Word for word, extract the first line of the records below and each line after it, up to and including the line with "40, 98.5, 24.5];". Pictures are left out.

(Code that draws figures)
....
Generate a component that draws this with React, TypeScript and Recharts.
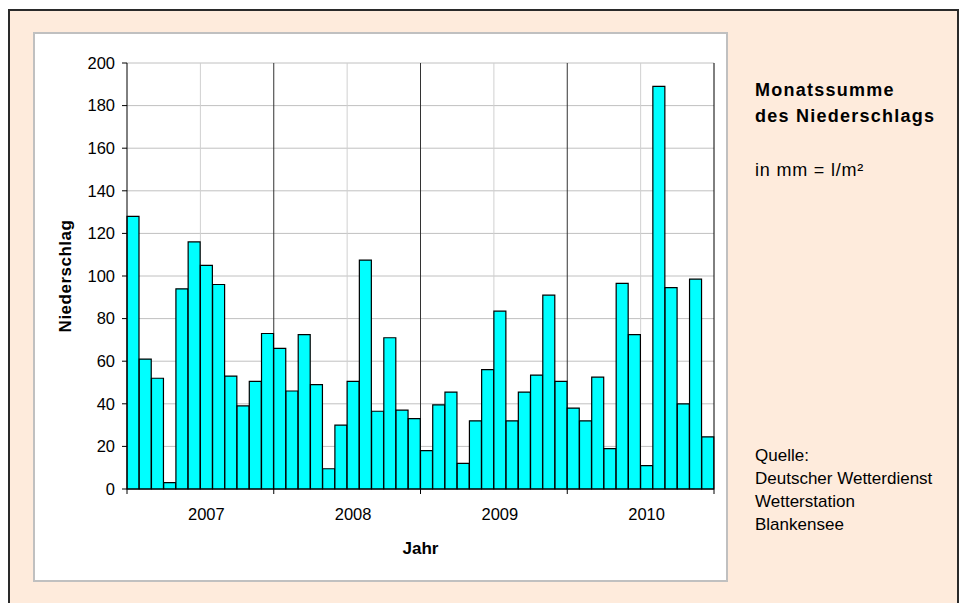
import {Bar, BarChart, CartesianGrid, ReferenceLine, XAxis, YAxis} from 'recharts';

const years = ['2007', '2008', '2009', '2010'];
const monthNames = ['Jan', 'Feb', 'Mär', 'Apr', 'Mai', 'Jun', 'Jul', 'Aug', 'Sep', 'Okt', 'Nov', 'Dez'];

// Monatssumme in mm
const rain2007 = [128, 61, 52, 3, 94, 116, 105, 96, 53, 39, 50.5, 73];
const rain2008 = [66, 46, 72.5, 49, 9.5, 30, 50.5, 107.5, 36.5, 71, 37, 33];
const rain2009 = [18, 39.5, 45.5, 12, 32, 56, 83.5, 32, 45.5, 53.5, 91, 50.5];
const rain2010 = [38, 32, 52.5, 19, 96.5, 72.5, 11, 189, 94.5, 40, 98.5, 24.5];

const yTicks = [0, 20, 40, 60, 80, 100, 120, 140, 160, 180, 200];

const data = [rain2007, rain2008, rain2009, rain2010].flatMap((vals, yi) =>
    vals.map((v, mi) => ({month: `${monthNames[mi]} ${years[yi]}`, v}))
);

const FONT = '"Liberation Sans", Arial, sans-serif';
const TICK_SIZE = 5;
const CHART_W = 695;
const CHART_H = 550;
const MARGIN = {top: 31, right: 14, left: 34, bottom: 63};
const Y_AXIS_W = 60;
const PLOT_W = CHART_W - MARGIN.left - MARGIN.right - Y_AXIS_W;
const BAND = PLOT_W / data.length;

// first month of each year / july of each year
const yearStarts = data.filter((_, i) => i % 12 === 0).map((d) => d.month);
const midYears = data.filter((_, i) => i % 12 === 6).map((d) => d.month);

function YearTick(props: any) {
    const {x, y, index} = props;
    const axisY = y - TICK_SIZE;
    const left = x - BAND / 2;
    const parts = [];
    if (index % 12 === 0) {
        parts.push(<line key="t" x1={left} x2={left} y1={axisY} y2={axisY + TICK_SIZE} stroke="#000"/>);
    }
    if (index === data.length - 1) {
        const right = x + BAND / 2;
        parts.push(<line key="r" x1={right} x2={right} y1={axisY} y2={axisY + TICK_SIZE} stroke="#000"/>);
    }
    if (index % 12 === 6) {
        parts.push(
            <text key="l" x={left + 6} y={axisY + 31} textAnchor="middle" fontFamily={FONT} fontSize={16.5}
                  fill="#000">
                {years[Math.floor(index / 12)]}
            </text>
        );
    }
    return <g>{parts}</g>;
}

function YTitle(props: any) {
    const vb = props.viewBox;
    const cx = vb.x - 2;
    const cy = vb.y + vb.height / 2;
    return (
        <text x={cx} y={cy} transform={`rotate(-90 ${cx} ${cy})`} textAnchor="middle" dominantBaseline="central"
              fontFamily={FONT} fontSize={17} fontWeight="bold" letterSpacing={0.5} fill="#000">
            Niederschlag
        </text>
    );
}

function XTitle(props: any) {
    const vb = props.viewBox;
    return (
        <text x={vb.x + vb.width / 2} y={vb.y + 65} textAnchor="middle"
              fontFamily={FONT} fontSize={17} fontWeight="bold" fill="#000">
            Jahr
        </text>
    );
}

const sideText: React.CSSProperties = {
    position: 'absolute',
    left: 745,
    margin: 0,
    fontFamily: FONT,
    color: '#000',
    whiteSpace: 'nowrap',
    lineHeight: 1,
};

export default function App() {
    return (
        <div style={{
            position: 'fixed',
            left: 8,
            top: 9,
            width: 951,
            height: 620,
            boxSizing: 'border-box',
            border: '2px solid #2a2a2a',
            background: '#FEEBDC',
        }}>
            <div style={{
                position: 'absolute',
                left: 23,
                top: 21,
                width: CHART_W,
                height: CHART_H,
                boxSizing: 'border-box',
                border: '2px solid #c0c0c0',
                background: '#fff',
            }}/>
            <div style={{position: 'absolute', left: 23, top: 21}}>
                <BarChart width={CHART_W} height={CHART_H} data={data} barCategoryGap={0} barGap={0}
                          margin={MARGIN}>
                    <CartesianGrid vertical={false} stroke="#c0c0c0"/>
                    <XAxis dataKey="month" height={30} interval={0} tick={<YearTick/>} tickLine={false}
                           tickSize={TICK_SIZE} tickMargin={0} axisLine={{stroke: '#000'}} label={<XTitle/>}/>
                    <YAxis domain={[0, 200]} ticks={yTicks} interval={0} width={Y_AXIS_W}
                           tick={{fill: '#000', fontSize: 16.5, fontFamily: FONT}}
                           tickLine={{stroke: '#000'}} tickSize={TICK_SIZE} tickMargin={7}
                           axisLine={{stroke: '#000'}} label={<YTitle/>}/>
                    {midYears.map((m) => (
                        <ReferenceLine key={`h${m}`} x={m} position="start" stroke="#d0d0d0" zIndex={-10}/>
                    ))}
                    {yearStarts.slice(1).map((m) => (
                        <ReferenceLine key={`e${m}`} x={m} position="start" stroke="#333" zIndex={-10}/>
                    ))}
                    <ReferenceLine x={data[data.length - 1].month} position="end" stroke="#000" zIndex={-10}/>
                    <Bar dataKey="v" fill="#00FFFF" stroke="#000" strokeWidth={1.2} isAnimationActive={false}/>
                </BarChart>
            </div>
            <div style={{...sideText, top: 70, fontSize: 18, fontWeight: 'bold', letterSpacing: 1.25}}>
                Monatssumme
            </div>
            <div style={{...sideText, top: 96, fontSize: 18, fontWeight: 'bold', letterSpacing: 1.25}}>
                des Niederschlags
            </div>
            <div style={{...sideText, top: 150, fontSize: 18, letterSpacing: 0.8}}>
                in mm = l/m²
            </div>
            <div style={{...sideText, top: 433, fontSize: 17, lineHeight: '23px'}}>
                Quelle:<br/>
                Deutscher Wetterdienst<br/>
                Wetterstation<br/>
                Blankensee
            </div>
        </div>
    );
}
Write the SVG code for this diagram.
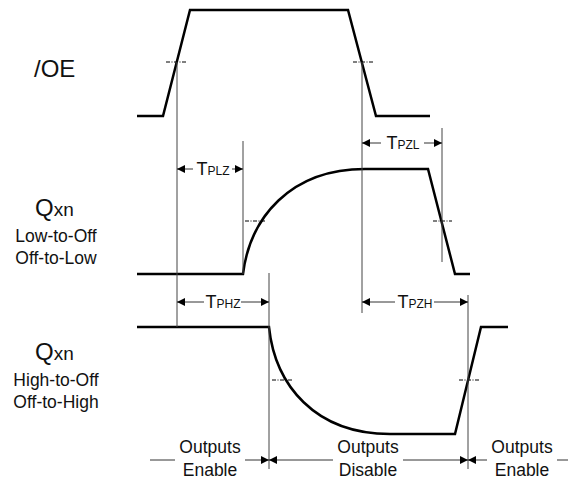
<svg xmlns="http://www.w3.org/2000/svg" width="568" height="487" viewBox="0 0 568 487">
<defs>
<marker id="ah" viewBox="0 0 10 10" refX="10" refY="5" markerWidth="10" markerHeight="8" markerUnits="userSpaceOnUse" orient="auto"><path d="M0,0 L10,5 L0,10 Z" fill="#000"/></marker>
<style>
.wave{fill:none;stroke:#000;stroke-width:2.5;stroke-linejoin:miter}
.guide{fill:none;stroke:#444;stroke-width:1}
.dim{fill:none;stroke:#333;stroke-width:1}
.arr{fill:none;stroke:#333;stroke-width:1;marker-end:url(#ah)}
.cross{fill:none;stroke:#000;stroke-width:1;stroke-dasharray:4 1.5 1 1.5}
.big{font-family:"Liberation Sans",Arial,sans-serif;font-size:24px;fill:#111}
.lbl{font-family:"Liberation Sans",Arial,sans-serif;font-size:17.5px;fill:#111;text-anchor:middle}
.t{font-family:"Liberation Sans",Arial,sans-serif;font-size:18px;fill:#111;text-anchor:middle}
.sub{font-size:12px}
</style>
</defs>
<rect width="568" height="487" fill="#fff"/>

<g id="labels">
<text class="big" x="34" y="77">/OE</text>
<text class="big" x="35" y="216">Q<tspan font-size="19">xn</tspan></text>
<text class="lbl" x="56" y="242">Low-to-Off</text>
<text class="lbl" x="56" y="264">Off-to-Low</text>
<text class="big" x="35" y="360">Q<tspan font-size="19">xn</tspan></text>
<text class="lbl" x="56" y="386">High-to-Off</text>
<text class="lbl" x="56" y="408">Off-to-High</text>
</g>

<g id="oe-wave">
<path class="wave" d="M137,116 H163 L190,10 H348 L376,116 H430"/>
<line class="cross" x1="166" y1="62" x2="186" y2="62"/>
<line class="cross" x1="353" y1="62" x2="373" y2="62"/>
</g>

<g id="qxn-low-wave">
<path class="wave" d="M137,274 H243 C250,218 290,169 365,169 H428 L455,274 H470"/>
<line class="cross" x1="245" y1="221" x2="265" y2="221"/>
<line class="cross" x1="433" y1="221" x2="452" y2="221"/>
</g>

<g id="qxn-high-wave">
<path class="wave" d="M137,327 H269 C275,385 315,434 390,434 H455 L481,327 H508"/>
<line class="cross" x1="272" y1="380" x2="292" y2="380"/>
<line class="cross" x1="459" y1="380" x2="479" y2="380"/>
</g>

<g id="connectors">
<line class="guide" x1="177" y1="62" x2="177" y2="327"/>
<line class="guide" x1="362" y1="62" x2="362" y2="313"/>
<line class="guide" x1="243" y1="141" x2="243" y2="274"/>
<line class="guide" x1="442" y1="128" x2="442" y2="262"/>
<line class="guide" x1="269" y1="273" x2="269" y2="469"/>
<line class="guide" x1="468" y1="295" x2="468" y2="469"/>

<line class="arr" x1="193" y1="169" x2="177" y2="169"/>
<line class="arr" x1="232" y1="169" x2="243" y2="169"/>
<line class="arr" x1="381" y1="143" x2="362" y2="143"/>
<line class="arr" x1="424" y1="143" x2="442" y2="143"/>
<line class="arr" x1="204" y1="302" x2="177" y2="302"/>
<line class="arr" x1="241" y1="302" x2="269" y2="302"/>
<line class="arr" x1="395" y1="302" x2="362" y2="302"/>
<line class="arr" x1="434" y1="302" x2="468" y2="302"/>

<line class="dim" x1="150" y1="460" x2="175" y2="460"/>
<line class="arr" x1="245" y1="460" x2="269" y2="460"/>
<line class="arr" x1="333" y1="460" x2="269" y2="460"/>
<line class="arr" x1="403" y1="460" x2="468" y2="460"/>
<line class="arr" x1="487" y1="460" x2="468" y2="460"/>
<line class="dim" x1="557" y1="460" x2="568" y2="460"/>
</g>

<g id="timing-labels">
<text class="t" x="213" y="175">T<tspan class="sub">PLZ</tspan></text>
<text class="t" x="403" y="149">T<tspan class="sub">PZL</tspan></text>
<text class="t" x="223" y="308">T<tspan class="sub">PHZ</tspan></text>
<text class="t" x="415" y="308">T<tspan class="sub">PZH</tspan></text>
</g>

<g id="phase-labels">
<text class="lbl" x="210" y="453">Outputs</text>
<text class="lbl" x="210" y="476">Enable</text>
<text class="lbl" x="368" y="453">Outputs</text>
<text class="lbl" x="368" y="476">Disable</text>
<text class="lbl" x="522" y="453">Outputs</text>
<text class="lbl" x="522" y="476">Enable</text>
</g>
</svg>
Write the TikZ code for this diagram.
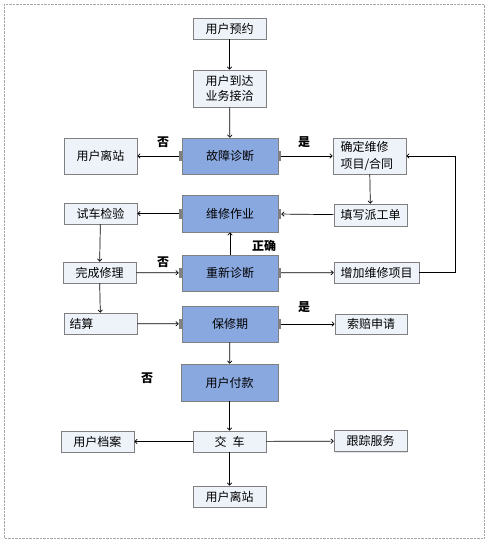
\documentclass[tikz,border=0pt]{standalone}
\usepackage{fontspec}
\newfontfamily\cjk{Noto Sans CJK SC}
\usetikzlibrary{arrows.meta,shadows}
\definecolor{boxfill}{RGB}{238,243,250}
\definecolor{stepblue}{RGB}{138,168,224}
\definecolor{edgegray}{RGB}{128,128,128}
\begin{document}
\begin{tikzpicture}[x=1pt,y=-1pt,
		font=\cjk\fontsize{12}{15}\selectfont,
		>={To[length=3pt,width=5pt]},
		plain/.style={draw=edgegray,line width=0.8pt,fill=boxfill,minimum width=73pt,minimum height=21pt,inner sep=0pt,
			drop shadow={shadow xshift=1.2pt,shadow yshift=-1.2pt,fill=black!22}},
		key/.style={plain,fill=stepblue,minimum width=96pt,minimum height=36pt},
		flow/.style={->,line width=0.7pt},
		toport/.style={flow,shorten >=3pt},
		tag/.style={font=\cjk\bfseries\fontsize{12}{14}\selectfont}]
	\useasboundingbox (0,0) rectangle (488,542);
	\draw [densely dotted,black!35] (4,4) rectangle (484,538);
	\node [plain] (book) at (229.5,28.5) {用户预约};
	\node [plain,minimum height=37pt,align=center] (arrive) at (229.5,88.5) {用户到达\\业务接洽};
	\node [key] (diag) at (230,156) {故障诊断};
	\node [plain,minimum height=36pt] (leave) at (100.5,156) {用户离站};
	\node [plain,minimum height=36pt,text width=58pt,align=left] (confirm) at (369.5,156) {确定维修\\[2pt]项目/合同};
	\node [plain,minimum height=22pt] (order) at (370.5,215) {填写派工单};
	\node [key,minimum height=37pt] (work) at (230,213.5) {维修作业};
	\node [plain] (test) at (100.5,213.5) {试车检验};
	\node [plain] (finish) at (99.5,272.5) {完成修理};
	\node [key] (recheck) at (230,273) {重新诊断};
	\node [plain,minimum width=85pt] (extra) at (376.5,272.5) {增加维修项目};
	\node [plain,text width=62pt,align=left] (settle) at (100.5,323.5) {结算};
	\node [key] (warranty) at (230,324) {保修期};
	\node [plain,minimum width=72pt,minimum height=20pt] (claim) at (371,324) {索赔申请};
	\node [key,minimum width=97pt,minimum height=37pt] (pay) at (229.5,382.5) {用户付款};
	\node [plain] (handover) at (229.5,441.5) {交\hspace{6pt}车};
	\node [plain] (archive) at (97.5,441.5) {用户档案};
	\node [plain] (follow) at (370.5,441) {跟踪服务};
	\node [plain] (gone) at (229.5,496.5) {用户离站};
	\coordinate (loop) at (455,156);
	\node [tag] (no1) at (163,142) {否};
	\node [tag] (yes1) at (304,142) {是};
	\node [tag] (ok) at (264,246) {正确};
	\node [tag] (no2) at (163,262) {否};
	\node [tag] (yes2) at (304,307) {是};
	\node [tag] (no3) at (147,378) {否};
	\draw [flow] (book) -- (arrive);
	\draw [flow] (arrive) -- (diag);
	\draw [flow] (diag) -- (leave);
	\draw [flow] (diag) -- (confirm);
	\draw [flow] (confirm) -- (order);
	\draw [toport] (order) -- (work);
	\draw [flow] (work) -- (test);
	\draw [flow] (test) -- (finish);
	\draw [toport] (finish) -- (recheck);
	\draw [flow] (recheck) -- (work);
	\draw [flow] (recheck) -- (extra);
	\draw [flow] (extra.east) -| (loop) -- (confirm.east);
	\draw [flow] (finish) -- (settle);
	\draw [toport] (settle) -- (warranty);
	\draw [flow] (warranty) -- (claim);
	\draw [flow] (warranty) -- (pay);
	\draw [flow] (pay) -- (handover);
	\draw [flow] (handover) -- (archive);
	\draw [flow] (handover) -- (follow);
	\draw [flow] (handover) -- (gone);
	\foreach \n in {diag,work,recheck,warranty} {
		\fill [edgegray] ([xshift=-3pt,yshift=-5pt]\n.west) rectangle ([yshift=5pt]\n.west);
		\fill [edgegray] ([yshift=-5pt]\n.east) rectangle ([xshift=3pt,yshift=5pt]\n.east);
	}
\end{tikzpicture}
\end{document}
....
• _CORRECT ANSWER_:
Generate a component that draws this with React, TypeScript and Recharts.
import {Bar, BarChart, CartesianGrid, ReferenceLine, XAxis, YAxis} from 'recharts';

const years = ['2007', '2008', '2009', '2010'];
const monthNames = ['Jan', 'Feb', 'Mär', 'Apr', 'Mai', 'Jun', 'Jul', 'Aug', 'Sep', 'Okt', 'Nov', 'Dez'];

// Monatssumme in mm
const rain2007 = [128, 61, 52, 3, 94, 116, 105, 96, 53, 39, 50.5, 73];
const rain2008 = [66, 46, 72.5, 49, 9.5, 30, 50.5, 107.5, 36.5, 71, 37, 33];
const rain2009 = [18, 39.5, 45.5, 12, 32, 56, 83.5, 32, 45.5, 53.5, 91, 50.5];
const rain2010 = [38, 32, 52.5, 19, 96.5, 72.5, 11, 189, 94.5, 40, 98.5, 24.5];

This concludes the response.